Bolton now says he is willing to testify at Trump's impeachment trial if he is subpoenaed by the Senate.



FILE - In this image from video, Senate Majority Leader Mitch McConnell, R-Ky., speaks as the impeachment trial against President Donald Trump begins in the Senate at the U.S. Capitol in Washington, Jan. 16, 2020.

McConnell, the Senate majority leader, says he has enough Republican votes to push through rules for the impeachment trial that would hold off on a vote on whether to call witnesses until after House managers prosecuting the case against Trump have made their case and Trump's lawyers have presented his defense. At that point, McConnell says lawmakers could decide whether they want to hear witnesses or subpoena documents from the White House related to Trump's Ukraine actions.


Senate Democratic leader Chuck Schumer says he will press to try to include witnesses as part of the parameters adopted for the trial, but if McConnell's vote counting is accurate, Schumer stands to lose such a preliminary skirmish.


Trump, who almost daily ridicules the impeachment effort, tweeted Monday, "Cryin’ Chuck Schumer is now asking for 'fairness', when he and the Democrat House members worked together to make sure I got ZERO fairness in the House. So, what else is new?"



The Senate could also decide the pace of the trial. McConnell says he plans to convene it six days a week, but it is unclear how many hours a day the Senate will hear the case.


Weighing facts


Criminal defense lawyer Alan Dershowitz, one of the team of lawyers defending Trump, told CNN's "State of the Union" show on Sunday that he will tell senators that "even if the facts as presented are true, it would not rise to the level of impeachment" to convict Trump and oust him from office.


Congressman Adam Schiff, the leader of seven House impeachment managers, told ABC News' "This Week" show, "The facts aren't seriously contested, that the president withheld hundreds of millions of dollars in military aid to an ally at war with Russia, withheld a White House meeting that the president of Ukraine desperately sought to establish with his country and with his adversary the support of the United States in order to coerce Ukraine to helping him cheat in the next election."



FILE - In this image from video, House Intelligence Committee Chairman Adam Schiff, D-Calif., speaks during the impeachment trial against President Donald Trump in the Senate at the U.S. Capitol in Washington, Jan. 16, 2020.

Schiff added, "They really can't contest those facts.

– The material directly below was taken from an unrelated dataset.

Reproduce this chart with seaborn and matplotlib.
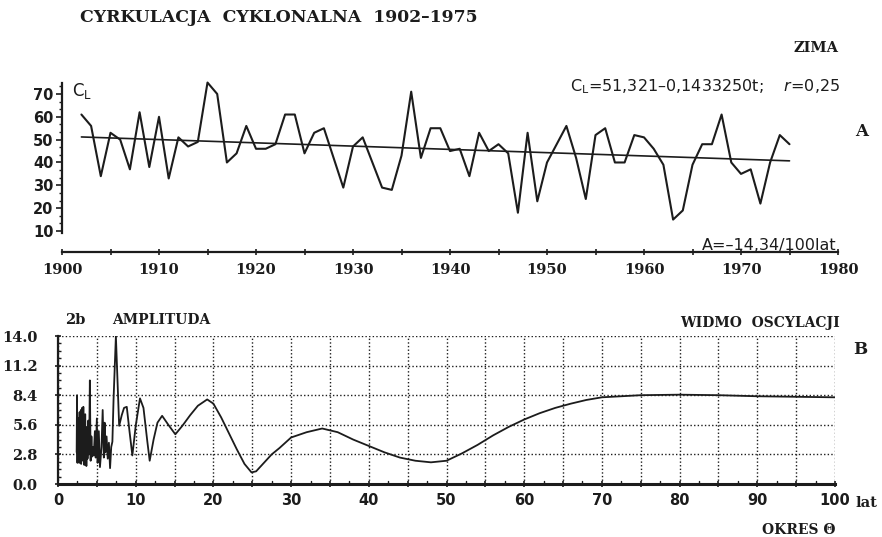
import matplotlib
matplotlib.use("Agg")
import matplotlib.pyplot as plt
import seaborn as sns
import pandas as pd
from matplotlib.ticker import MultipleLocator, FixedLocator

# --- winter cyclonic circulation index C_L, 1902-1975 ---
years = list(range(1902, 1976))
cyclonal = [61, 56, 34, 53, 50, 37, 62, 38, 60, 33,
            51, 47, 49, 75, 70, 40, 44, 56, 46, 46,
            48, 61, 61, 44, 53, 55, 42, 29, 47, 51,
            40, 29, 28, 43, 71, 42, 55, 55, 45, 46,
            34, 53, 45, 48, 44, 18, 53, 23, 40, 48,
            56, 42, 24, 52, 55, 40, 40, 52, 51, 46,
            39, 15, 19, 39, 48, 48, 61, 40, 35, 37,
            22, 40, 52, 48]

# linear trend C_L = a + b*t, t counted from 1902 = 1
trend_a = 51.321
trend_b = -0.1433250

# --- oscillation spectrum: amplitude vs period (years) ---
period = [2.40, 2.45, 2.50, 2.54, 2.58, 2.62, 2.66, 2.70, 2.74, 2.78,
          2.82, 2.86, 2.90, 2.94, 2.98, 3.02, 3.06, 3.10, 3.14, 3.18,
          3.22, 3.26, 3.30, 3.34, 3.38, 3.42, 3.46, 3.50, 3.55, 3.60,
          3.65, 3.72, 3.80, 3.90, 4.00, 4.10, 4.20, 4.30, 4.40, 4.50,
          4.60, 4.75, 4.85, 5.00, 5.10, 5.25, 5.40, 5.60, 5.75, 5.90,
          6.00, 6.10, 6.25, 6.40, 6.55, 6.70, 6.85, 7.00, 7.15, 7.45,
          7.87, 8.20, 8.50, 8.85, 9.20, 9.57, 10.0, 10.55, 11.0, 11.5,
          11.8, 12.3, 12.8, 13.4, 14.2, 15.1, 16.0, 17.0, 18.0, 19.2,
          20.0, 21.0, 22.0, 23.0, 24.0, 24.9, 25.5, 26.5, 27.5, 28.5,
          30.0, 32.0, 34.0, 36.0, 38.0, 40.0, 42.0, 44.0, 46.0, 48.0,
          50.0, 52.0, 54.0, 56.0, 58.0, 60.0, 62.0, 64.0, 66.0, 68.0,
          70.0, 75.0, 80.0, 85.0, 90.0, 95.0, 100.0]
amplitude = [3.0, 8.4, 2.0, 5.0, 2.5, 6.2, 2.8, 5.5, 2.0, 6.8,
             2.6, 5.2, 3.4, 7.0, 1.9, 6.0, 2.8, 7.2, 3.0, 5.8,
             2.2, 7.3, 3.4, 6.2, 1.8, 5.5, 2.8, 6.6, 2.3, 5.4,
             1.7, 4.8, 2.4, 6.0, 2.8, 9.8, 2.2, 4.5, 2.6, 3.5,
             2.7, 5.0, 2.5, 6.2, 2.0, 5.0, 1.6, 3.5, 7.0, 2.5,
             5.8, 3.0, 4.5, 2.4, 3.9, 1.5, 3.5, 4.0, 8.0, 14.0,
             5.5, 6.5, 7.2, 7.3, 5.0, 2.7, 5.5, 8.1, 7.2, 4.0,
             2.2, 4.2, 5.8, 6.45, 5.6, 4.7, 5.5, 6.5, 7.4, 8.0,
             7.6, 6.3, 4.8, 3.3, 1.9, 1.1, 1.2, 2.0, 2.8, 3.4,
             4.4, 4.9, 5.25, 4.9, 4.2, 3.6, 3.0, 2.5, 2.2, 2.05,
             2.2, 2.9, 3.7, 4.6, 5.4, 6.1, 6.7, 7.2, 7.6, 7.95,
             8.2, 8.4, 8.45, 8.4, 8.3, 8.25, 8.2]

sp_yticks = [0.0, 2.8, 5.6, 8.4, 11.2, 14.0]

sns.set_theme(style="white")
plt.rcParams["font.family"] = ["DejaVu Sans"]
plt.rcParams["mathtext.fontset"] = "dejavusans"

W, H = 882, 537
fig = plt.figure(figsize=(W / 100, H / 100), dpi=100)
fig.patch.set_facecolor("white")
INK = "#1c1c1c"


def px(x0, y0, x1, y1):
    return [x0 / W, 1 - y1 / H, (x1 - x0) / W, (y1 - y0) / H]


def ftext(x, y, s, **kw):
    kw.setdefault("color", INK)
    fig.text(x / W, 1 - y / H, s, **kw)


serif = dict(family="DejaVu Serif", weight="bold")

# ---------------- panel A: time series ----------------
axA = fig.add_axes(px(62, 75.7, 838, 252))
df = pd.DataFrame({"rok": years, "CL": cyclonal})
df["trend"] = trend_a + trend_b * (df["rok"] - 1901)
sns.lineplot(data=df, x="rok", y="CL", ax=axA, color=INK, lw=1.5)
sns.lineplot(data=df, x="rok", y="trend", ax=axA, color=INK, lw=1.2)
axA.set_xlim(1900, 1980)
axA.set_ylim(0.8, 78)
axA.set_xlabel("")
axA.set_ylabel("")
axA.set_facecolor("white")
for s in ("top", "right"):
    axA.spines[s].set_visible(False)
for s in ("left", "bottom"):
    axA.spines[s].set_color(INK)
    axA.spines[s].set_linewidth(1.6)
axA.spines["left"].set_bounds(9, 75)
axA.set_yticks(range(10, 71, 10))
axA.yaxis.set_minor_locator(FixedLocator(
    [10 + k * 10 / 3 for k in range(0, 20) if k % 3]))
axA.set_xticks(range(1900, 1981, 10))
axA.xaxis.set_minor_locator(MultipleLocator(5))
axA.tick_params(axis="y", which="major", direction="out", length=4, width=1.2,
                color=INK, pad=2, labelsize=10.5, labelcolor=INK, left=True)
axA.tick_params(axis="y", which="minor", direction="out", length=2.5, width=1,
                color=INK, left=True)
axA.tick_params(axis="x", which="both", direction="inout", length=4, width=1.2,
                color=INK, pad=6, labelsize=10.5, labelcolor=INK, bottom=True)
for lab in axA.get_yticklabels():
    lab.set_fontweight("bold")
for lab in axA.get_xticklabels():
    lab.set_fontfamily("DejaVu Serif")
    lab.set_fontweight("bold")

# ---------------- panel B: spectrum ----------------
axB = fig.add_axes(px(58, 336, 835, 484))
sf = pd.DataFrame({"okres": period, "amp": amplitude})
sns.lineplot(data=sf, x="okres", y="amp", ax=axB, color=INK, lw=1.3,
             sort=False, estimator=None)
axB.set_xlim(0, 100)
axB.set_ylim(0, 14)
axB.set_xlabel("")
axB.set_ylabel("")
axB.set_facecolor("white")
for s in ("top", "right"):
    axB.spines[s].set_visible(False)
axB.spines["bottom"].set_linewidth(2.2)
axB.spines["left"].set_linewidth(1.6)
for s in ("left", "bottom"):
    axB.spines[s].set_color(INK)
axB.set_xticks(range(0, 101, 10))
axB.set_xticks([x for x in range(5, 100, 10)], minor=True)
axB.set_yticks(sp_yticks)
axB.set_yticklabels([f"{v:.1f}" for v in sp_yticks])
axB.yaxis.set_minor_locator(MultipleLocator(0.7))
axB.grid(True, which="major", axis="y", color=INK, lw=1.0, ls=(0, (1, 1.6)))
axB.grid(True, which="both", axis="x", color=INK, lw=1.0, ls=(0, (1, 1.6)))
# small ticks between the dotted grid lines
for xm in [x + 2.5 for x in range(0, 100, 5)]:
    axB.plot([xm, xm], [0, 0.25], color=INK, lw=1, clip_on=False)
axB.tick_params(axis="x", which="both", direction="inout", length=5, width=1.2,
                color=INK, pad=4, labelsize=10.5, labelcolor=INK, bottom=True)
axB.tick_params(axis="y", which="major", direction="inout", length=5, width=1.2,
                color=INK, pad=12, labelsize=10.5, labelcolor=INK, left=True)
axB.tick_params(axis="y", which="minor", direction="in", length=2.5, width=1,
                color=INK, left=True)
axB.set_axisbelow(True)
for lab in axB.get_xticklabels():
    lab.set_fontweight("bold")
for lab in axB.get_yticklabels():
    lab.set_fontfamily("DejaVu Serif")
    lab.set_fontweight("bold")

# ---------------- annotations ----------------
ftext(80, 17, "CYRKULACJA  CYKLONALNA  1902–1975", va="center", ha="left",
      fontsize=12.4, **serif)
ftext(838, 48, "ZIMA", va="center", ha="right", fontsize=10.5, **serif)
ftext(840, 87, r"C$_{\rm L}$=51,321–0,1433250t;    $r$=0,25", va="center",
      ha="right", fontsize=11.5)
ftext(862, 131, "A", va="center", ha="center", fontsize=12, **serif)
ftext(836, 245, "A=–14,34/100lat", va="center", ha="right", fontsize=11.5)
ftext(72, 91, r"C$_{\rm L}$", va="center", ha="left", fontsize=12)

ftext(65, 320, "2b", va="center", ha="left", fontsize=10.5, **serif)
ftext(112, 320, "AMPLITUDA", va="center", ha="left", fontsize=10, **serif)
ftext(840, 323, "WIDMO  OSCYLACJI", va="center", ha="right", fontsize=10, **serif)
ftext(860, 350, "B", va="center", ha="center", fontsize=12, **serif)
ftext(855, 503, "lat", va="center", ha="left", fontsize=10.5, **serif)
ftext(762, 530, "OKRES Θ", va="center", ha="left", fontsize=10, **serif)

fig.savefig("out.png", dpi=100, facecolor="white")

So the only thing really new about the president's defense is that they're now arguing that because they can't contest the facts that the president cannot be impeached for abusing the power of his office."

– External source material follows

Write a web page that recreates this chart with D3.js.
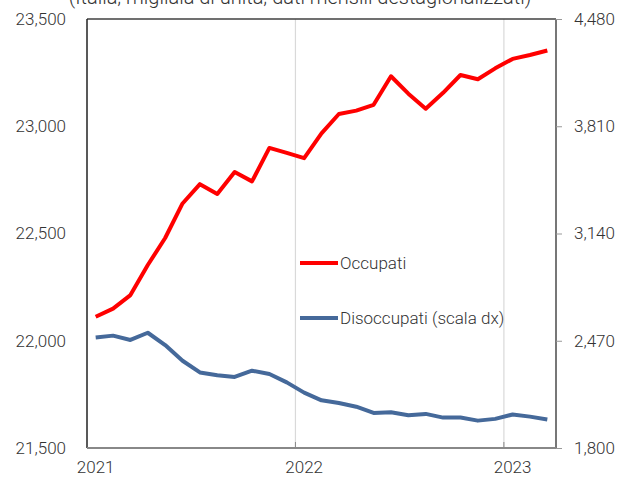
<!DOCTYPE html>
<html>
<head>
<meta charset="utf-8">
<script src="https://cdn.jsdelivr.net/npm/d3@7"></script>
<style>
  body { margin: 0; background: #fff; }
  svg { display: block; font-family: Roboto, "Open Sans", sans-serif; font-weight: 300; }
</style>
</head>
<body>
<div id="chart"></div>
<script>
var months = ["2021-01","2021-02","2021-03","2021-04","2021-05","2021-06","2021-07","2021-08","2021-09","2021-10","2021-11","2021-12",
              "2022-01","2022-02","2022-03","2022-04","2022-05","2022-06","2022-07","2022-08","2022-09","2022-10","2022-11","2022-12",
              "2023-01","2023-02","2023-03"];
var occupati = [22112, 22150, 22213, 22353, 22479, 22640, 22730, 22684, 22787, 22743, 22899, 22876,
                22851, 22967, 23057, 23073, 23100, 23233, 23152, 23082, 23156, 23239, 23219, 23270,
                23314, 23332, 23353];
var disoccupati = [2490, 2502, 2475, 2520, 2443, 2345, 2272, 2255, 2244, 2283, 2262, 2210,
                   2146, 2098, 2081, 2058, 2019, 2023, 2005, 2013, 1990, 1990, 1971, 1982,
                   2009, 1996, 1978];
var leftTicks = [21500, 22000, 22500, 23000, 23500];
var rightTicks = [1800, 2470, 3140, 3810, 4480];
var yearLabels = ["2021-01", "2022-01", "2023-01"];
var titleText = "(Italia; migliaia di unità; dati mensili destagionalizzati)";

var width = 622, height = 482;
var pLeft = 87, pRight = 556, pTop = 19, pBottom = 448;

var svg = d3.select("#chart").append("svg")
    .attr("width", width)
    .attr("height", height);

var x = d3.scaleBand().domain(months).range([pLeft, pRight]).padding(0);
var yL = d3.scaleLinear().domain([21500, 23500]).range([pBottom, pTop]);
var yR = d3.scaleLinear().domain([1800, 4480]).range([pBottom, pTop]);
var cx = function(m) { return x(m) + x.bandwidth() / 2; };

// title (cut at the top like in the source)
svg.append("text")
    .attr("x", 300)
    .attr("y", 4)
    .attr("text-anchor", "middle")
    .attr("font-size", 20)
    .attr("fill", "#333")
    .text(titleText);

// year gridlines
svg.append("g").selectAll("line")
    .data(yearLabels.slice(1))
    .enter().append("line")
    .attr("x1", function(d) { return x(d); })
    .attr("x2", function(d) { return x(d); })
    .attr("y1", pTop)
    .attr("y2", pBottom)
    .attr("stroke", "#d9d9d9")
    .attr("stroke-width", 1.2);

// small ticks on the bottom axis
svg.append("g").selectAll("line")
    .data(yearLabels.slice(1))
    .enter().append("line")
    .attr("x1", function(d) { return x(d); })
    .attr("x2", function(d) { return x(d); })
    .attr("y1", pBottom - 6)
    .attr("y2", pBottom)
    .attr("stroke", "#888")
    .attr("stroke-width", 1);

// frame
svg.append("line").attr("x1", pLeft).attr("x2", pRight).attr("y1", pTop).attr("y2", pTop)
    .attr("stroke", "#404040").attr("stroke-width", 1.5);
svg.append("line").attr("x1", pLeft).attr("x2", pLeft).attr("y1", pTop).attr("y2", pBottom)
    .attr("stroke", "#222").attr("stroke-width", 1.5);
svg.append("line").attr("x1", pRight).attr("x2", pRight).attr("y1", pTop).attr("y2", pBottom)
    .attr("stroke", "#777").attr("stroke-width", 2);
svg.append("line").attr("x1", pLeft).attr("x2", pRight).attr("y1", pBottom).attr("y2", pBottom)
    .attr("stroke", "#888").attr("stroke-width", 2);

var fmt = d3.format(",");

// left axis
var gL = svg.append("g")
    .attr("transform", "translate(" + (pLeft - 21) + ",0)")
    .call(d3.axisLeft(yL).tickValues(leftTicks).tickFormat(fmt).tickSize(0).tickPadding(0));
gL.select(".domain").remove();
gL.selectAll("text").attr("font-size", 17).attr("fill", "#333").attr("font-family", "Roboto");

// right axis
var gR = svg.append("g")
    .attr("transform", "translate(" + pRight + ",0)")
    .call(d3.axisRight(yR).tickValues(rightTicks).tickFormat(fmt).tickSize(6).tickPadding(12));
gR.select(".domain").remove();
gR.selectAll("line").attr("stroke", "#999");
gR.selectAll("text").attr("font-size", 17).attr("fill", "#333").attr("font-family", "Roboto");

// bottom axis labels
var gB = svg.append("g")
    .attr("transform", "translate(0," + pBottom + ")")
    .call(d3.axisBottom(x).tickValues(yearLabels).tickFormat(function(d) { return d.slice(0, 4); }).tickSize(0).tickPadding(13));
gB.select(".domain").remove();
gB.selectAll("text").attr("font-size", 17).attr("fill", "#333").attr("font-family", "Roboto");

// lines
var lineL = d3.line().x(function(d, i) { return cx(months[i]); }).y(function(d) { return yL(d); });
var lineR = d3.line().x(function(d, i) { return cx(months[i]); }).y(function(d) { return yR(d); });

svg.append("path")
    .datum(disoccupati)
    .attr("d", lineR)
    .attr("fill", "none")
    .attr("stroke", "#45699a")
    .attr("stroke-width", 4)
    .attr("stroke-linejoin", "round");

svg.append("path")
    .datum(occupati)
    .attr("d", lineL)
    .attr("fill", "none")
    .attr("stroke", "#ff0000")
    .attr("stroke-width", 4)
    .attr("stroke-linejoin", "round");

// legend
var legend = [
    {name: "Occupati", color: "#ff0000", y: 263},
    {name: "Disoccupati (scala dx)", color: "#45699a", y: 318}
];
var lg = svg.append("g").selectAll("g").data(legend).enter().append("g");
lg.append("line")
    .attr("x1", 300).attr("x2", 338)
    .attr("y1", function(d) { return d.y; }).attr("y2", function(d) { return d.y; })
    .attr("stroke", function(d) { return d.color; })
    .attr("stroke-width", 4);
lg.append("text")
    .attr("x", 340)
    .attr("y", function(d) { return d.y + 6; })
    .attr("font-size", 17)
    .attr("fill", "#333")
    .text(function(d) { return d.name; });
</script>
</body>
</html>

Trump eventually released the Ukraine military aid in September after a 55-day delay without Zelenskiy launching the Biden investigations. Republicans say that is proof that Trump did not engage in a reciprocal quid pro quo deal — the military aid in exchange for the investigations to help him politically.


One of Trump's staunchest Senate defenders, Senator Lindsey Graham, on the "Fox News Sunday" show, called the impeachment effort "a partisan railroad job. It's the first impeachment in history where there's no allegation of a crime by the president."

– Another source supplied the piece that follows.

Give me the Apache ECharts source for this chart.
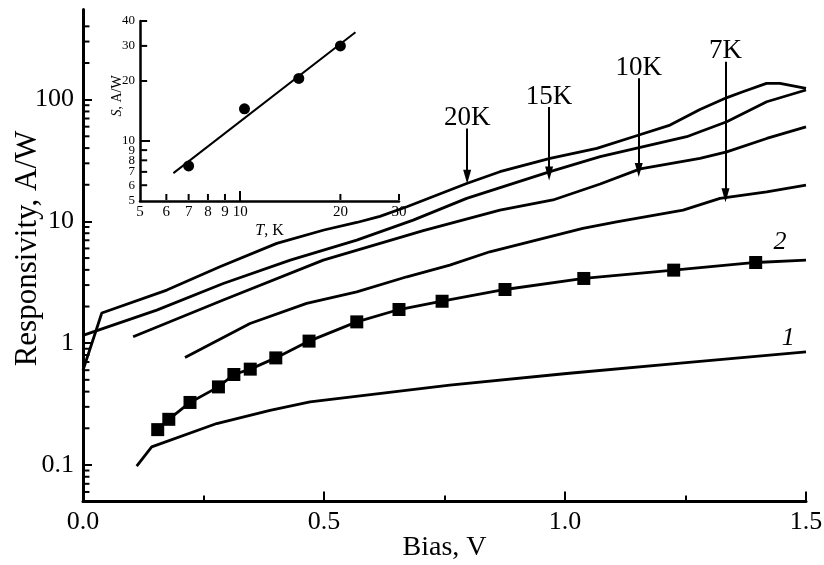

He said if Democrats demand to hear testimony from Bolton, Mulvaney and others, Trump will seek to invoke executive privilege against their testimony to protect the sanctity of private White House conversations.


"Clearly to me any president would ask for executive privilege regarding these witnesses," Graham said, adding that if they were that important to the House case against Trump, Democrats should have pursued their testimony during the House investigation.


Two other presidents — Andrew Johnson in the mid-19th century and Bill Clinton two decades ago — were impeached by the House but acquitted in Senate trials and remained in office. A fourth U.S. president, Richard Nixon in the mid-1970s, faced almost certain impeachment in the Watergate political scandal, but resigned before the House acted.